* start MATERIAL *
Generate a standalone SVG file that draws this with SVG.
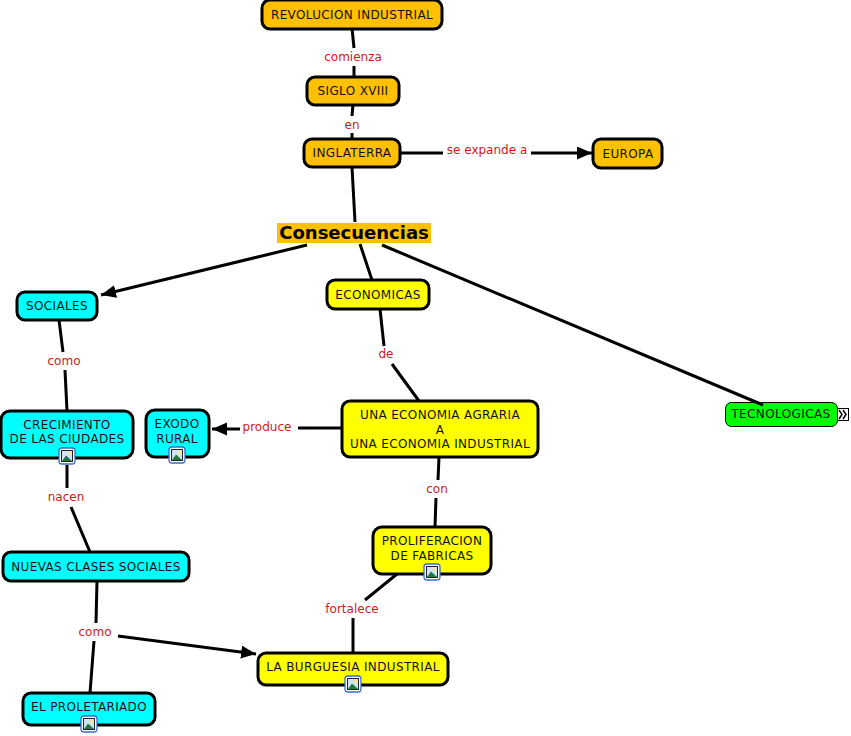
<svg xmlns="http://www.w3.org/2000/svg" width="851" height="736" viewBox="0 0 851 736">
<style>
text{font-family:"DejaVu Sans",Verdana,sans-serif;font-size:12px;text-anchor:middle;fill:#111;letter-spacing:.35px}
.n{stroke:#000;stroke-width:3}
.o{fill:#ffc000}.y{fill:#ffff00}.c{fill:#00ffff}
text.l{fill:#d01818;letter-spacing:0}
#connectors line{stroke:#000;stroke-width:3;fill:none}
</style>
<defs>
<marker id="a" markerUnits="userSpaceOnUse" markerWidth="18" markerHeight="14" refX="15" refY="6.500" orient="auto"><path d="M0 0L15 6.500L0 13Z" fill="#000"/></marker>
<g id="ic">
<rect x="-8" y="-8" width="16" height="16" rx="3" fill="#fff" stroke="#3a6cc0" stroke-width="1.300"/>
<rect x="-5.500" y="-5.500" width="11" height="11" fill="#cfe4f5" stroke="#223" stroke-width="1"/>
<circle cx="2.500" cy="-2.500" r="2" fill="#f2e7a0"/>
<path d="M-5 5L-1 -.5L5 5Z" fill="#1f7a3a"/>
</g>
</defs>
<rect width="851" height="736" fill="#fff"/>
<g id="n8"><rect x="725.500" y="402.500" width="112" height="24" rx="6" fill="#00ff00" stroke="#000" stroke-width="1"/><text x="781" y="418" style="letter-spacing:.4px">TECNOLOGICAS</text>
<rect x="837.500" y="408.500" width="11" height="12" fill="#fff" stroke="#000" stroke-width="1"/><path d="M839 410L842 414.500L839 419M843 410L846 414.500L843 419" fill="none" stroke="#000" stroke-width="1.500"/></g>
<g id="connectors">
<line x1="352" y1="28" x2="354" y2="48"/><line x1="354" y1="66" x2="354" y2="77"/>
<line x1="353" y1="104" x2="352" y2="116"/><line x1="352" y1="133" x2="352" y2="139"/>
<line x1="400" y1="153" x2="443" y2="153"/><line x1="531" y1="153" x2="592" y2="153" marker-end="url(#a)"/>
<line x1="352" y1="167" x2="355" y2="222"/>
<line x1="307" y1="245" x2="101" y2="295" marker-end="url(#a)"/>
<line x1="360" y1="244" x2="372" y2="280"/>
<line x1="382" y1="245" x2="763" y2="405"/>
<line x1="380" y1="309" x2="384" y2="346"/><line x1="392" y1="364" x2="419" y2="401"/>
<line x1="59" y1="320" x2="63" y2="352"/><line x1="65" y1="370" x2="67" y2="411"/>
<line x1="341" y1="428" x2="298" y2="428"/><line x1="240" y1="429" x2="212" y2="429" marker-end="url(#a)"/>
<line x1="439" y1="457" x2="438" y2="480"/><line x1="436" y1="498" x2="435" y2="527"/>
<line x1="67" y1="465" x2="67" y2="488"/><line x1="71" y1="507" x2="90" y2="552"/>
<line x1="397" y1="574" x2="365" y2="600"/><line x1="353" y1="618" x2="353" y2="653"/>
<line x1="97" y1="581" x2="96" y2="623"/><line x1="94" y1="641" x2="90" y2="693"/>
<line x1="118" y1="636" x2="256" y2="654" marker-end="url(#a)"/>
</g>
<g id="labels">
<text class="l" x="353" y="61">comienza</text>
<text class="l" x="352" y="129">en</text>
<text class="l" x="487" y="154">se expande a</text>
<text class="l" x="386" y="358">de</text>
<text class="l" x="64" y="365">como</text>
<text class="l" x="267" y="431">produce</text>
<text class="l" x="437" y="493">con</text>
<text class="l" x="66" y="501">nacen</text>
<text class="l" x="352" y="613">fortalece</text>
<text class="l" x="95" y="636">como</text>
</g>
<g id="n1"><rect class="n o" x="262" y="0" width="180" height="29" rx="8"/><text x="352" y="19">REVOLUCION INDUSTRIAL</text></g>
<g id="n2"><rect class="n o" x="307" y="77" width="92" height="28" rx="8"/><text x="353" y="95">SIGLO XVIII</text></g>
<g id="n3"><rect class="n o" x="304" y="139" width="96" height="28" rx="8"/><text x="352" y="157">INGLATERRA</text></g>
<g id="n4"><rect class="n o" x="593" y="139" width="69" height="29" rx="8"/><text x="628" y="158">EUROPA</text></g>
<g id="n5"><rect class="o" x="277" y="223" width="154" height="20"/><text x="354" y="239" style="font-size:18px;font-weight:bold;fill:#000;letter-spacing:0">Consecuencias</text></g>
<g id="n6"><rect class="n c" x="17" y="292" width="80" height="28" rx="8"/><text x="57" y="310">SOCIALES</text></g>
<g id="n7"><rect class="n y" x="327" y="280" width="102" height="29" rx="8"/><text x="378" y="299">ECONOMICAS</text></g>
<g id="n9"><rect class="n c" x="1" y="411" width="132" height="47" rx="9"/><text x="67" y="429">CRECIMIENTO</text><text x="67" y="443">DE LAS CIUDADES</text><use href="#ic" x="67" y="456"/></g>
<g id="n10"><rect class="n c" x="146" y="410" width="63" height="47" rx="9"/><text x="177" y="428">EXODO</text><text x="177" y="443">RURAL</text><use href="#ic" x="177" y="455"/></g>
<g id="n11"><rect class="n y" x="342" y="401" width="196" height="56" rx="8"/><text x="440" y="419">UNA ECONOMIA AGRARIA</text><text x="440" y="434">A</text><text x="440" y="448">UNA ECONOMIA INDUSTRIAL</text></g>
<g id="n12"><rect class="n y" x="373" y="527" width="118" height="47" rx="9"/><text x="432" y="545">PROLIFERACION</text><text x="432" y="560">DE FABRICAS</text><use href="#ic" x="432" y="572"/></g>
<g id="n13"><rect class="n c" x="3" y="552" width="186" height="29" rx="8"/><text x="96" y="571">NUEVAS CLASES SOCIALES</text></g>
<g id="n14"><rect class="n y" x="258" y="653" width="190" height="32" rx="8"/><text x="353" y="671">LA BURGUESIA INDUSTRIAL</text><use href="#ic" x="353" y="684"/></g>
<g id="n15"><rect class="n c" x="23" y="693" width="132" height="32" rx="8"/><text x="89" y="711">EL PROLETARIADO</text><use href="#ic" x="89" y="724"/></g>
</svg>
* end MATERIAL *
_WHAT TO PRODUCE_. Skip the images and write out the rest of the listing exactly.

_ANSWER TO THE TASK_.
Generate a standalone SVG file that draws this with SVG.
<svg xmlns="http://www.w3.org/2000/svg" width="851" height="736" viewBox="0 0 851 736">
<style>
text{font-family:"DejaVu Sans",Verdana,sans-serif;font-size:12px;text-anchor:middle;fill:#111;letter-spacing:.35px}
.n{stroke:#000;stroke-width:3}
.o{fill:#ffc000}.y{fill:#ffff00}.c{fill:#00ffff}
text.l{fill:#d01818;letter-spacing:0}
#connectors line{stroke:#000;stroke-width:3;fill:none}
</style>
<defs>
<marker id="a" markerUnits="userSpaceOnUse" markerWidth="18" markerHeight="14" refX="15" refY="6.500" orient="auto"><path d="M0 0L15 6.500L0 13Z" fill="#000"/></marker>
<g id="ic">
<rect x="-8" y="-8" width="16" height="16" rx="3" fill="#fff" stroke="#3a6cc0" stroke-width="1.300"/>
<rect x="-5.500" y="-5.500" width="11" height="11" fill="#cfe4f5" stroke="#223" stroke-width="1"/>
<circle cx="2.500" cy="-2.500" r="2" fill="#f2e7a0"/>
<path d="M-5 5L-1 -.5L5 5Z" fill="#1f7a3a"/>
</g>
</defs>
<rect width="851" height="736" fill="#fff"/>
<g id="n8"><rect x="725.500" y="402.500" width="112" height="24" rx="6" fill="#00ff00" stroke="#000" stroke-width="1"/><text x="781" y="418" style="letter-spacing:.4px">TECNOLOGICAS</text>
<rect x="837.500" y="408.500" width="11" height="12" fill="#fff" stroke="#000" stroke-width="1"/><path d="M839 410L842 414.500L839 419M843 410L846 414.500L843 419" fill="none" stroke="#000" stroke-width="1.500"/></g>
<g id="connectors">
<line x1="352" y1="28" x2="354" y2="48"/><line x1="354" y1="66" x2="354" y2="77"/>
<line x1="353" y1="104" x2="352" y2="116"/><line x1="352" y1="133" x2="352" y2="139"/>
<line x1="400" y1="153" x2="443" y2="153"/><line x1="531" y1="153" x2="592" y2="153" marker-end="url(#a)"/>
<line x1="352" y1="167" x2="355" y2="222"/>
<line x1="307" y1="245" x2="101" y2="295" marker-end="url(#a)"/>
<line x1="360" y1="244" x2="372" y2="280"/>
<line x1="382" y1="245" x2="763" y2="405"/>
<line x1="380" y1="309" x2="384" y2="346"/><line x1="392" y1="364" x2="419" y2="401"/>
<line x1="59" y1="320" x2="63" y2="352"/><line x1="65" y1="370" x2="67" y2="411"/>
<line x1="341" y1="428" x2="298" y2="428"/><line x1="240" y1="429" x2="212" y2="429" marker-end="url(#a)"/>
<line x1="439" y1="457" x2="438" y2="480"/><line x1="436" y1="498" x2="435" y2="527"/>
<line x1="67" y1="465" x2="67" y2="488"/><line x1="71" y1="507" x2="90" y2="552"/>
<line x1="397" y1="574" x2="365" y2="600"/><line x1="353" y1="618" x2="353" y2="653"/>
<line x1="97" y1="581" x2="96" y2="623"/><line x1="94" y1="641" x2="90" y2="693"/>
<line x1="118" y1="636" x2="256" y2="654" marker-end="url(#a)"/>
</g>
<g id="labels">
<text class="l" x="353" y="61">comienza</text>
<text class="l" x="352" y="129">en</text>
<text class="l" x="487" y="154">se expande a</text>
<text class="l" x="386" y="358">de</text>
<text class="l" x="64" y="365">como</text>
<text class="l" x="267" y="431">produce</text>
<text class="l" x="437" y="493">con</text>
<text class="l" x="66" y="501">nacen</text>
<text class="l" x="352" y="613">fortalece</text>
<text class="l" x="95" y="636">como</text>
</g>
<g id="n1"><rect class="n o" x="262" y="0" width="180" height="29" rx="8"/><text x="352" y="19">REVOLUCION INDUSTRIAL</text></g>
<g id="n2"><rect class="n o" x="307" y="77" width="92" height="28" rx="8"/><text x="353" y="95">SIGLO XVIII</text></g>
<g id="n3"><rect class="n o" x="304" y="139" width="96" height="28" rx="8"/><text x="352" y="157">INGLATERRA</text></g>
<g id="n4"><rect class="n o" x="593" y="139" width="69" height="29" rx="8"/><text x="628" y="158">EUROPA</text></g>
<g id="n5"><rect class="o" x="277" y="223" width="154" height="20"/><text x="354" y="239" style="font-size:18px;font-weight:bold;fill:#000;letter-spacing:0">Consecuencias</text></g>
<g id="n6"><rect class="n c" x="17" y="292" width="80" height="28" rx="8"/><text x="57" y="310">SOCIALES</text></g>
<g id="n7"><rect class="n y" x="327" y="280" width="102" height="29" rx="8"/><text x="378" y="299">ECONOMICAS</text></g>
<g id="n9"><rect class="n c" x="1" y="411" width="132" height="47" rx="9"/><text x="67" y="429">CRECIMIENTO</text><text x="67" y="443">DE LAS CIUDADES</text><use href="#ic" x="67" y="456"/></g>
<g id="n10"><rect class="n c" x="146" y="410" width="63" height="47" rx="9"/><text x="177" y="428">EXODO</text><text x="177" y="443">RURAL</text><use href="#ic" x="177" y="455"/></g>
<g id="n11"><rect class="n y" x="342" y="401" width="196" height="56" rx="8"/><text x="440" y="419">UNA ECONOMIA AGRARIA</text><text x="440" y="434">A</text><text x="440" y="448">UNA ECONOMIA INDUSTRIAL</text></g>
<g id="n12"><rect class="n y" x="373" y="527" width="118" height="47" rx="9"/><text x="432" y="545">PROLIFERACION</text><text x="432" y="560">DE FABRICAS</text><use href="#ic" x="432" y="572"/></g>
<g id="n13"><rect class="n c" x="3" y="552" width="186" height="29" rx="8"/><text x="96" y="571">NUEVAS CLASES SOCIALES</text></g>
<g id="n14"><rect class="n y" x="258" y="653" width="190" height="32" rx="8"/><text x="353" y="671">LA BURGUESIA INDUSTRIAL</text><use href="#ic" x="353" y="684"/></g>
<g id="n15"><rect class="n c" x="23" y="693" width="132" height="32" rx="8"/><text x="89" y="711">EL PROLETARIADO</text><use href="#ic" x="89" y="724"/></g>
</svg>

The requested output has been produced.